Popeye Doyle with police back-up at the climax of The French Connection.

Scott, have you seen The Warriors lately? It’s way more cheesy than gritty, although I know what you mean about it being a not very realistic view of the city. And I agree that The French Connection is a great time capsule of early 1970s New York as well as a realistic representation of life in the Big Apple that still holds true today (with the exception of the fashions worn, types of vehicles on display and the fact that no one has a cell phone).

The realism of the famous car chase scene was helped by the fact that one of the crashes was real. A man on his way to work and unaware of the filming inadvertently drove into the shot at the corner of Stillwell Avenue and 86th Street. It looked so good they kept it in the finished movie. Another thing adding to the realism is the fact that both the conductor and motorman on the train were actual MTA employees.
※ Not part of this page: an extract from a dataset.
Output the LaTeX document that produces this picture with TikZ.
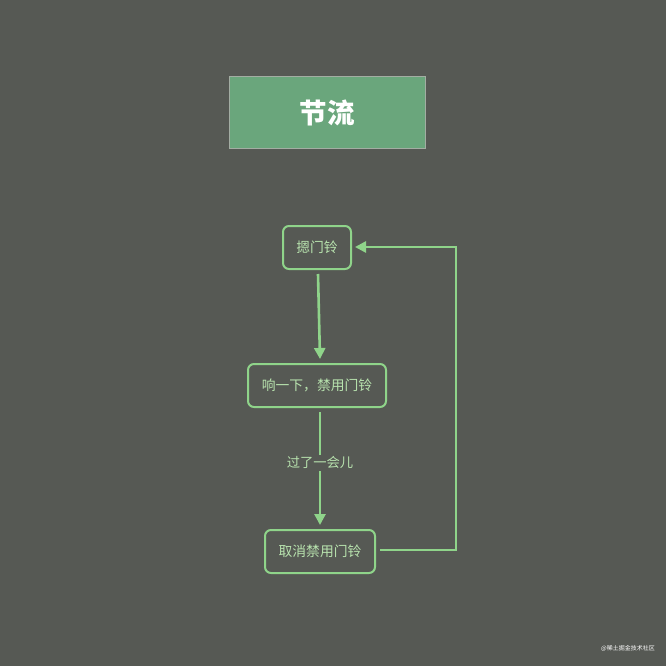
\documentclass[tikz,border=0pt]{standalone}
\usepackage{fontspec}
\newfontfamily\cjk{Noto Sans CJK SC}
\usetikzlibrary{arrows.meta}
\definecolor{bg}{HTML}{565954}
\definecolor{titlefill}{HTML}{6AA67C}
\definecolor{titleborder}{HTML}{A3ADA3}
\definecolor{lg}{HTML}{8FD48A}
\definecolor{lgtext}{HTML}{B8E3AE}
\tikzset{
  statebox/.style={draw=lg, line width=2pt, rounded corners=6pt, text=lgtext, font=\cjk\fontsize{13.8}{15}\selectfont, inner sep=0pt},
  flow/.style={draw=lg, line width=2.6pt, -{Triangle[length=11pt,width=11pt]}},
}
\begin{document}
\begin{tikzpicture}[x=1pt,y=-1pt]
\useasboundingbox (0,0) rectangle (666,666);
\fill[bg] (0,0) rectangle (666,666);
\node[draw=titleborder, line width=1pt, fill=titlefill, minimum width=196pt, minimum height=71pt, inner sep=0pt, text=white, font=\cjk\bfseries\fontsize{27.5}{30}\selectfont] (title) at (327,112.5) {节流};
\node[statebox, minimum width=68pt, minimum height=43pt] (a) at (317,247.5) {摁门铃};
\node[statebox, minimum width=138pt, minimum height=43pt] (b) at (317,385.5) {响一下，禁用门铃};
\node[statebox, minimum width=110pt, minimum height=43pt] (c) at (320,551.5) {取消禁用门铃};
\coordinate (a1) at (318,274);
\coordinate (b1) at (320,359);
\coordinate (b2) at (320,412);
\coordinate (c1) at (320,525);
\coordinate (c2) at (380,550);
\coordinate (k1) at (456,550);
\coordinate (k2) at (456,247);
\coordinate (a2) at (355,247);
\draw[flow] (a1) -- (b1);
\draw[flow] (b2) -- node[pos=0.45, fill=bg, text=lgtext, font=\cjk\fontsize{13.3}{14}\selectfont, inner sep=2pt] (lbl) {过了一会儿} (c1);
\draw[flow, rounded corners=0pt] (c2) -- (k1) -- (k2) -- (a2);
\node[text=white, font=\cjk\fontsize{6}{7}\selectfont, inner sep=0pt] (wm) at (628,648) {@稀土掘金技术社区};
\end{tikzpicture}
\end{document}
They wouldn’t allow an actor to operate the train.

Another bit of trivia is that Popeye’s Famous Fried Chicken fast food joints were originally named for Gene Hackman’s character. I wonder if Robin Moore, the book’s author, named Popeye Doyle after the character in On the Waterfront that gets killed at the beginning of the movie. When another detective called him Jimmy Doyle during one scene, in my head I immediately heard Marlon Brando saying to Eva Marie Saint, “You Jimmy Doyle’s kid sister?”

It’s interesting to note that the story takes place during the holiday season. There are wreaths and lights on display in store windows, the movie begins with Popeye asking a little boy what he wants for Christmas and he famously chases a suspect wearing a Santa Claus suit. Judging by the amount of decorations though, Christmas has grown exponentially more extravagant in the 40 plus years since this movie was made.

I couldn’t agree more about Gene Hackman’s iconic performance and I love the porkpie hat. He really knew how to bark out an order. Watch the way he takes charge upon entering a bar, “All right, Popeye's here! Get your hands on your heads, get off the bar, and get on the wall!” He also has a signature line, “Do you pick your feet in Poughkeepsie?” He is a man obsessed with getting the bad guy and he doesn’t really care if he hurts a few innocent people along the way.

Although the car chase is the best and most famous scene this movie is gripping from beginning to end. There is a memorable little scene on a subway platform where Doyle is trailing one of the French suspects. They play a little game of cat and mouse, in and out of a subway car, that is quite tense and amusing. Again adding to the realism, it was filmed without the MTA or NYPD’s knowledge.

As Scott wrote, The French Connection is one of the best movies from that cinematic Golden Age of the early 1970s. It can also serve as a reminder of a time when we were a more free, if slightly less safe, society.